Don’t get me wrong, there is nothing wrong with a “rinse and repeat” type of film if done right. I’d say that Stillman has succeeded in creating a largely vapid world of uninteresting but very interesting characters. Sure they muse about everything and nothing at all, but this was during the rise of the “yuppy.” Young and successful professionals who lived for every excess that their money could buy, whether they needed it or not. It was all about being seen and talked about. This was also at the beginning of the decade, so there was a bit of breathing room.
Charlotte and Alice are not really likable characters in the traditional sense, because Charlotte is extremely shallow and Alice isn’t, but doesn’t do much in the way of defining herself. She’s more of a spectator even though her story-arc doesn’t call for her being totally passive. Good thing the film and soundtrack were very entertaining otherwise I probably would have hated the film. Several cameos litter the film, some with speaking parts and others without. See if you can recognize Drew Barrymore’s mother in there. Wow!
If you’re at all curious about the yuppified beginnings of the 80’s nightlife then The Last Days of Disco may be the vodka tonic you are looking for.
P.S. Kate Beckinsale had not yet become a sex symbol, so be prepared to witness her wear a pair of unflattering mom jeans. Yikes!
The Last Days of Disco is presented in the aspect ratio of 1.78:1. On standard 4:3 television, the image will appear letteboxed. On widescreen televisions, the image should fill the entire screen. Supervised by director Whit Stillman, this high-definition digital transfer was created on a Spirit Datacine from a 35 mm interpositive. Thousands of instances of dirt, debris, scratches, splices, warps, jitter, and flicker were manually removed using MTI’s DRS and Pixel Farm’s PFClean, while Image Systems’ DVNR was used for small dirt, grain, and noise reduction.
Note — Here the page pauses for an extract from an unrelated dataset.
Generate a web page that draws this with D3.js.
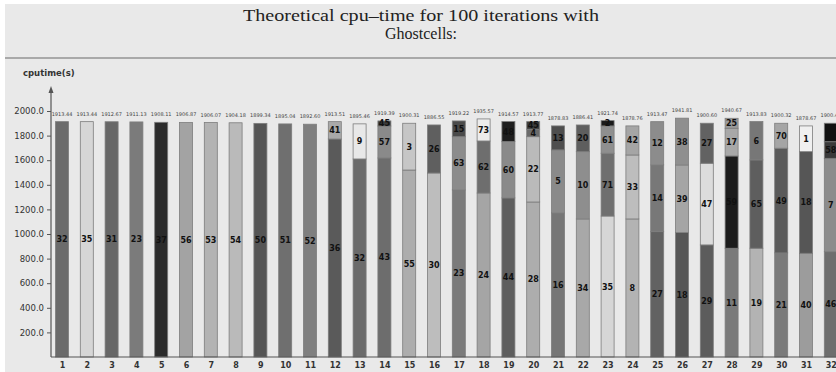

I’d actually watched the Criterion DVD of The Last Days of Disco a few months ago and thought it looked alright. It looked alright for a DVD, but this Blu-ray blows the previous offering right out of the water and then smacks it around for good measure. It’s not reference quality by any means, but the the restoration looks wonderful. Grain levels are consistent and never fluctuate. Sharpness levels stay consistent throughout. If anything, slight color banding is apparent here and there, but only in certain scenes of heavy neon strobing. Colors are bold, but that’s where some of the banding can be found. It’s not distracting but it’s there. Other than that, kudos to Criterion for giving some love to the video presentation on this Blu-ray.
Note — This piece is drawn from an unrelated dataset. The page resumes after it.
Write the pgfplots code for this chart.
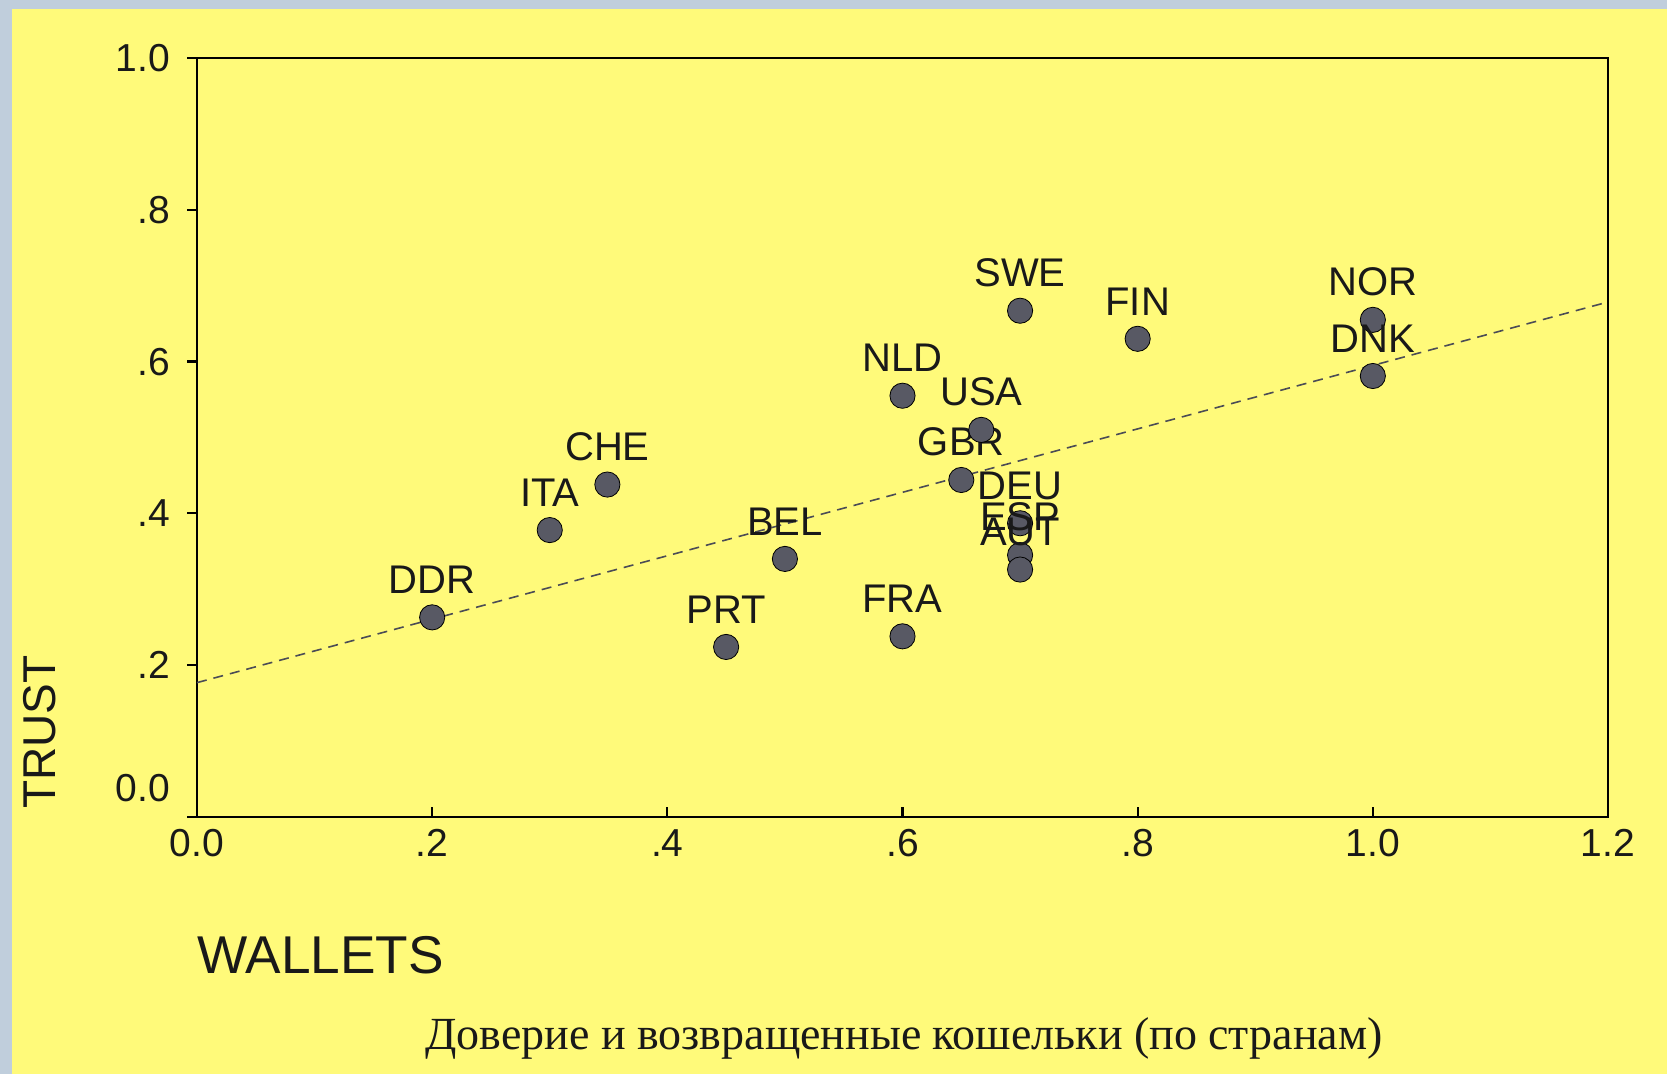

The original 5.1 surround soundtrack was remastered at 24-bit from the original 35 mm magnetic audio tracks. Clicks, thumps, hiss, and hum were manually removed using Pro Tools HD. Crackle as attenuated using AudioCube’s integrated workstation.
What’s to really say about a film that revolves around the last days of disco? It sounds pretty spectacular. The music takes the center stage and comes through all of the major channels including the LFE channel with no problems whatsoever. Dialogue is front and center and all is well. You can hear every word even when the bass is pulsing and pounding. The surround channels do a great job of enveloping the viewer as they watch the pretty people get their dance on at the club, but stays subdued out in the real world. It’s a hefty sound mix, but the Blu-ray handles it all with ease.
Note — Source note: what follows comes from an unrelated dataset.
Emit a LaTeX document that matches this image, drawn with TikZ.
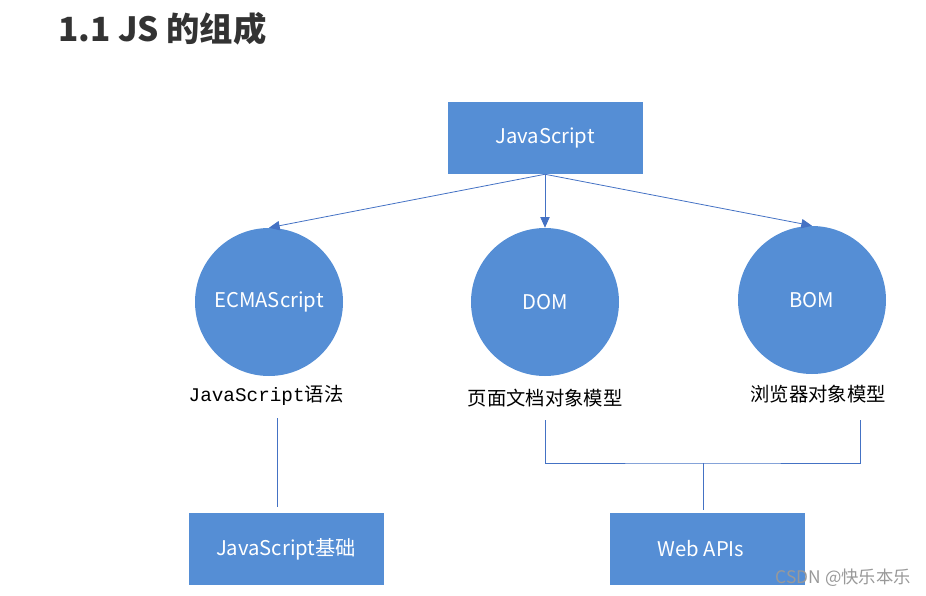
\documentclass[tikz,border=0pt]{standalone}
\usepackage{fontspec}
\setmainfont{Noto Sans CJK SC}
\newfontfamily\monofont{Liberation Mono}
\usetikzlibrary{arrows.meta,positioning}
\definecolor{boxblue}{HTML}{558ED5}
\definecolor{lineblue}{HTML}{4472C4}
\definecolor{titlegray}{HTML}{333333}
\tikzset{
  part/.style={fill=boxblue, draw=none, text=white, font=\fontsize{15.2}{17}\selectfont},
  block/.style={part, rectangle, minimum width=195*0.75pt, minimum height=72*0.75pt},
  ball/.style={part, circle, minimum size=148*0.75pt, inner sep=0pt},
  caption/.style={font=\fontsize{14.5}{17}\selectfont, inner sep=0pt},
  link/.style={lineblue, line width=0.6pt},
  pointer/.style={link, -{Triangle[length=8pt,width=7pt]}}
}
\begin{document}
\begin{tikzpicture}[x=0.75pt, y=-0.75pt]
\useasboundingbox (0,0) rectangle (926,596);
% title
\node[font=\fontsize{25}{30}\selectfont\bfseries, text=titlegray, anchor=west, inner sep=0pt] (title) at (58,29) {1.1 JS 的组成};
% top box and the three parts
\node[block] (js) at (545,138) {JavaScript};
\node[ball] (ecma) at (269,302) {ECMAScript};
\node[ball] (dom) at (545,302) {DOM};
\node[ball] (bom) at (812,300) {BOM};
\draw[pointer] (js.south) -- (ecma.north);
\draw[pointer] (js.south) -- (dom.north);
\draw[pointer] (js.south) -- (bom.north);
% captions
\node[caption] (grammar) at (266,395) {{\monofont JavaScript}语法};
\node[caption] (domtext) at (545,398) {页面文档对象模型};
\node[caption] (bomtext) at (818,394) {浏览器对象模型};
% bottom boxes
\node[block] (basics) at (286,549) {JavaScript基础};
\node[block] (webapi) at (707,549) {\hspace*{-9pt}Web APIs};
\coordinate (g1) at (277,418);
\coordinate (g2) at (277,507);
\draw[link] (g1) -- (g2);
\coordinate (d1) at (545,420);
\coordinate (b1) at (860,420);
\coordinate (mid) at (703,463);
\coordinate (w1) at (703,510);
\draw[link] (d1) |- (mid) -| (b1);
\draw[link] (mid) -- (w1);
% watermark
\node[font=\fontsize{13}{15}\selectfont, text=black!40, anchor=east, inner sep=0pt] (mark) at (911,578) {CSDN @快乐本乐};
\end{tikzpicture}
\end{document}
I’m sort of surprised that Criterion didn’t go all out on the extras, but what they have included is a bit more focused than the usual supplements seen in other releases. We get some several audio commentaries by director Whit Stillman and some of the stars including Chloe Sevigny and company. Deleted scenes are also accompanied by commentaries, as well. There’s a standard behind-the-scenes featurette on the making of the film along with a still gallery. My favorite special feature is that of Whit Stillman reading excerpts from his book of the same name. What’s cool is that the book came out two years after the film, so it’s a bit of a director’s cut, if you want to look at it from a different point of view.
- Audio commentary by Stillman and actors Chris Eigeman and Chloe Sevigny
- Four deleted scenes, with commentary by Stillman, Eigeman, and Sevigny
- Audio recording of Stillman reading a chapter from his book The Last Days of Disco, with Cocktails at Petrossian Afterwards
- Behind-the-scenes featurette
- Still gallery, with captions by Stillman
- Essay by novelist David Schickler
I’m not too familiar with Whit Stillman’s work, which needs to be remedied. Metropolitan, Barcelona, and Damsels in Distress round out his filmography. If they’re anything like Last Days of Disco then that will make me a happy camper. I guess the film did its thing even though there are not that many likable characters to be found. I know the tone of the review makes it seem like I hated the film, but that’s not correct. I hated most of the characters onscreen, because they border on being sociopaths (if they already aren’t), but as a cohesive film it works AND it’s very entertaining. Give it a spin and be prepared to get your groove on.